In your example, you show many lines but three records. So, are you saying that the file hase 38500 records configured as your examples, and you want to make five 7700 record files from this?

anushree.a · December 2, 2008, 12:42pm

dear Joeyg,
Input file 38700 regords in the format which i hv illustrated (my format shows 3 records, but in actual input file there are 38700 records which I want to split in 1-7700 records in 1st file (o/p File name part1.txt), 7701-15400 in 2nd file (o/p File name part2.txt), 15401-23100 in 3rd file (o/p File name part3.txt) and so on.

Franklin52 · December 2, 2008, 1:42pm

Try this:

awk 'NR%7700==1 {i++} {print > "part"i".txt"}' file

Regards

anushree.a · December 2, 2008, 11:46pm

Thanx for the solution buddy,
But it is splitting the file on the basis of number of lines i.e. 7700 lines in each o/p file, which is not i am looking for. I have an input file which has around 35,500 number of records which starts by the pattern "EX ID : B-Mezine" and consists some data which is not fixed in lenght n number of lines, and after that it ends with pattern "END EX ID" and this is called as "A Record"
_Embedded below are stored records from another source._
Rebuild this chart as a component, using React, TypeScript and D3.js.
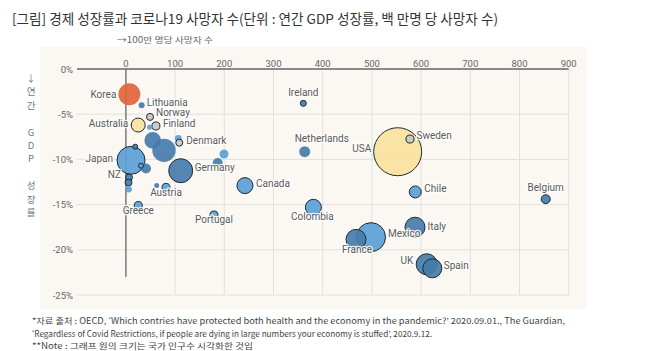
import React from "react";
import * as d3 from "d3";

// ---------- data ----------
const countries = [
  "Korea", "Lithuania", "Norway", "Australia", "Finland", "", "", "",
  "Denmark", "", "", "", "Japan", "", "", "", "Germany",
  "NZ", "", "", "", "Austria", "Greece", "Portugal", "Canada",
  "Ireland", "Netherlands", "USA", "Sweden", "Chile", "Belgium",
  "Colombia", "France", "Mexico", "Italy", "UK", "Spain",
];
// deaths per million
const deaths = [
  7, 32, 49, 25, 61, 48, 54.5, 77.4,
  106.5, 108.5, 199.4, 186.6, 10.4, 19, 30.7, 40.9, 111.4,
  6.3, 5.3, 5.3, 62.6, 81.5, 25.2, 179, 242,
  360.6, 363.4, 552.4, 577.4, 588.2, 853.3,
  381, 467.7, 498.2, 587.6, 611.4, 622.8,
];
// annual GDP growth %
const gdp = [
  -2.8, -4.0, -5.3, -6.2, -6.3, -6.45, -7.9, -9.0,
  -7.7, -8.15, -9.4, -10.4, -10.1, -8.6, -10.7, -11.0, -11.25,
  -12.0, -12.55, -13.3, -12.9, -13.1, -15.1, -16.15, -12.9,
  -3.8, -9.15, -9.15, -7.75, -13.6, -14.4,
  -15.3, -18.85, -18.6, -17.5, -21.6, -22.05,
];
// population (millions)
const population = [
  69, 5.2, 7, 28, 9.2, 3.6, 39.5, 78,
  7, 7, 11.6, 14.3, 112, 3.6, 3.6, 14.3, 82.5,
  7, 7, 6.2, 3.6, 9.2, 9.2, 9.2, 36.7,
  5.2, 17.3, 330, 9.2, 20.6, 11.6,
  36.7, 57.3, 120.5, 57.3, 63.2, 51.7,
];
// colour group
const groups = [
  "korea", "dark", "gray", "yellow", "gray", "light", "dark", "dark",
  "light", "gray", "light", "dark", "light", "dark", "light", "dark", "dark",
  "dark", "dark", "light", "dark", "light", "light", "light", "light",
  "dark", "dark", "yellow", "gray", "light", "dark",
  "light", "dark", "light", "dark", "dark", "dark",
];

const xTicks = [0, 100, 200, 300, 400, 500, 600, 700, 800, 900];
const yTicks = [0, -5, -10, -15, -20, -25];
const yTitleChars = ["↓", "연", "간", "", "G", "D", "P", "", "성", "장", "률"];

const title = "[그림] 경제 성장률과 코로나19 사망자 수(단위 : 연간 GDP 성장률, 백 만명 당 사망자 수)";
const subtitle = "→100만 명당 사망자 수";
const notes = [
  "*자료 출처 : OECD, ‘Which contries have protected both health and the economy in the pandemic?’ 2020.09.01., The Guardian,",
  "‘Regardless of Covid Restrictions, if people are dying in large numbers your economy is stuffed’, 2020.9.12.",
  "**Note : 그래프 원의 크기는 국가 인구수 시각화한 것임",
];

// ---------- layout / style ----------
const outlined = [
  false, false, true, true, true, false, false, false,
  false, true, false, false, true, true, true, false, true,
  true, true, false, false, true, true, true, true,
  true, false, true, true, true, true,
  true, true, true, true, true, true,
];
// [dx, baseline dy, anchor]
const labelLayout: Record<string, [number, number, string]> = {
  Korea: [-13, 3.5, "end"],
  Lithuania: [5, 1, "start"],
  Norway: [6, -0.5, "start"],
  Australia: [-10, 1.5, "end"],
  Finland: [7, 1, "start"],
  Denmark: [8, 5, "start"],
  Japan: [-18, 1.5, "end"],
  Germany: [14, 0, "start"],
  NZ: [-8, 1, "end"],
  Austria: [0, 8.5, "middle"],
  Greece: [0, 8.5, "middle"],
  Portugal: [0, 8.5, "middle"],
  Canada: [11, 1.5, "start"],
  Ireland: [0, -7, "middle"],
  Netherlands: [-10, -9.5, "start"],
  USA: [-26.5, 0.5, "end"],
  Sweden: [6.5, 0, "start"],
  Chile: [9, 0.5, "start"],
  Belgium: [0, -8, "middle"],
  Colombia: [-1, 12.5, "middle"],
  France: [1, 13.5, "middle"],
  Mexico: [17, 0, "start"],
  Italy: [12.5, 3, "start"],
  UK: [-13.5, 0, "end"],
  Spain: [11.5, 0.5, "start"],
};
const fills: Record<string, string> = {
  korea: "#e0643a",
  yellow: "#f8e2a0",
  gray: "#c8c8c8",
  light: "#5b9fd6",
  dark: "#457cab",
};

const W = 650, H = 351;

export default function App() {
  const x = d3.scaleLinear().domain([0, 900]).range([125.9, 568.7]);
  const y = d3.scaleLinear().domain([0, -25]).range([69, 295]);
  const r = d3.scaleSqrt().domain([0, 330]).range([0, 24]);

  const points = countries.map((name, i) => ({
    name, i, cx: x(deaths[i]), cy: y(gdp[i]), rr: r(population[i]),
  }));
  const ordered = [...points].sort((a, b) => b.rr - a.rr);
  const font = "Roboto, 'Noto Sans', sans-serif";
  const kfont = "'Noto Sans CJK KR', sans-serif";

  return (
    <svg width={W} height={H} style={{ position: "absolute", left: 0, top: 0, background: "#fff" }}>
      <rect x={40} y={47} width={547} height={262} fill="#fbf8f3" />
      <text x={12} y={24} fontFamily={kfont} fontSize={13.5} fill="#333"
        textLength={486} lengthAdjust="spacingAndGlyphs">{title}</text>
      <text x={117} y={43} fontFamily={kfont} fontSize={8.5} fill="#666"
        textLength={96} lengthAdjust="spacingAndGlyphs">{subtitle}</text>

      {/* grid */}
      {yTicks.slice(1).map((t) => (
        <line key={"hy" + t} x1={77} x2={x(900)} y1={y(t)} y2={y(t)} stroke="#e4e0da" strokeWidth={1} />
      ))}
      {xTicks.slice(1).map((t) => (
        <line key={"vx" + t} x1={x(t)} x2={x(t)} y1={y(0)} y2={y(-25)} stroke="#e4e0da" strokeWidth={1} />
      ))}
      <line x1={77} x2={x(900)} y1={y(0)} y2={y(0)} stroke="#666" strokeWidth={1.3} />
      <line x1={x(0)} x2={x(0)} y1={y(0)} y2={277} stroke="#666" strokeWidth={1.3} />

      {xTicks.map((t) => (
        <text key={"xt" + t} x={x(t)} y={66.5} textAnchor="middle" fontFamily={font} fontSize={9.5} fill="#666">{t}</text>
      ))}
      {yTicks.map((t) => (
        <text key={"yt" + t} x={73} y={y(t) + 3.5} textAnchor="end" fontFamily={font} fontSize={9.5} fill="#666">{t + "%"}</text>
      ))}
      {yTitleChars.map((c, i) => (
        <text key={"yc" + i} x={31} y={82 + i * 13.4} textAnchor="middle" fontFamily={kfont} fontSize={9.5} fill="#777">{c}</text>
      ))}

      {/* bubbles */}
      {ordered.map((p) => (
        <circle key={"c" + p.i} cx={p.cx} cy={p.cy} r={p.rr}
          fill={fills[groups[p.i]]} fillOpacity={0.92}
          stroke={outlined[p.i] ? "#1f2a33" : "none"} strokeWidth={1} />
      ))}

      {/* labels */}
      {points.filter((p) => p.name && labelLayout[p.name]).map((p) => {
        const [dx, dy, anchor] = labelLayout[p.name];
        return (
          <text key={"l" + p.i} x={p.cx + dx} y={p.cy + dy} textAnchor={anchor as any}
            fontFamily={font} fontSize={10} fill="#5a5a5a"
            stroke="#ffffff" strokeWidth={2.5} strokeOpacity={0.85} paintOrder="stroke"
            strokeLinejoin="round">{p.name}</text>
        );
      })}

      {notes.map((n, i) => (
        <text key={"n" + i} x={32} y={324 + i * 12.5} fontFamily={kfont} fontSize={8.3} fill="#444"
          textLength={[533, 400, 221][i]} lengthAdjust="spacingAndGlyphs">{n}</text>
      ))}
    </svg>
  );
}
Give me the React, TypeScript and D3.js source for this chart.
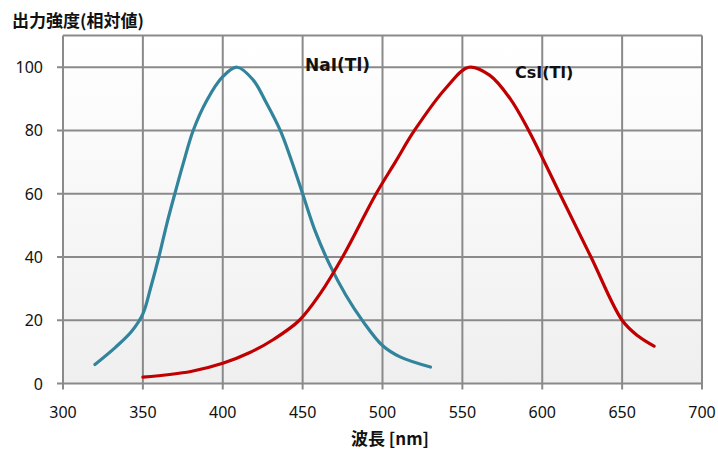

The script ideally should pick 7700 records from input file, write it to out put file named as part1.txt, then next 7700 records, writes it to o/p fil named as part2.txt nso on.

Waiting for your reply anxiously
Please...
Anushree A

anushree.a · December 3, 2008, 2:40am

Hey friends,
Here I am with another query. I have a TXT file.
Foe an example

EX ID : B-Mezine
....
...
...
Some lines of text (Not fixed in length n no of lines).....
...
..END EX ID

Some blank lines in between two records(Not fixed in numbers)

EX ID : B-Mezine
....
...
...
Some lines of text (Not fixed in length n no of lines)
..
...
...
..END EX ID
Some blank lines in between two records(Not fixed in numbers)
EX ID : B-Mezine
....
...
...
Some lines of text (Not fixed in length n no of lines)
..
...
...
..END EX ID
The portion EX ID : B-Mezine to END EX ID makes a RECORD

Now if I consider portion from EX ID : B-Mezine to END EX ID a record then this file has some thousand record in it.

Now what I want is, I want to split this file in say 7700 RECORD (Not lines) in each file. For eg. If a file has 38700 records and I want to split this file in 7700-7700 records then it should copy first 7700 records from the main file n paste it in a new file named as part1.txt, den next 7700 records-part2.txt n so on.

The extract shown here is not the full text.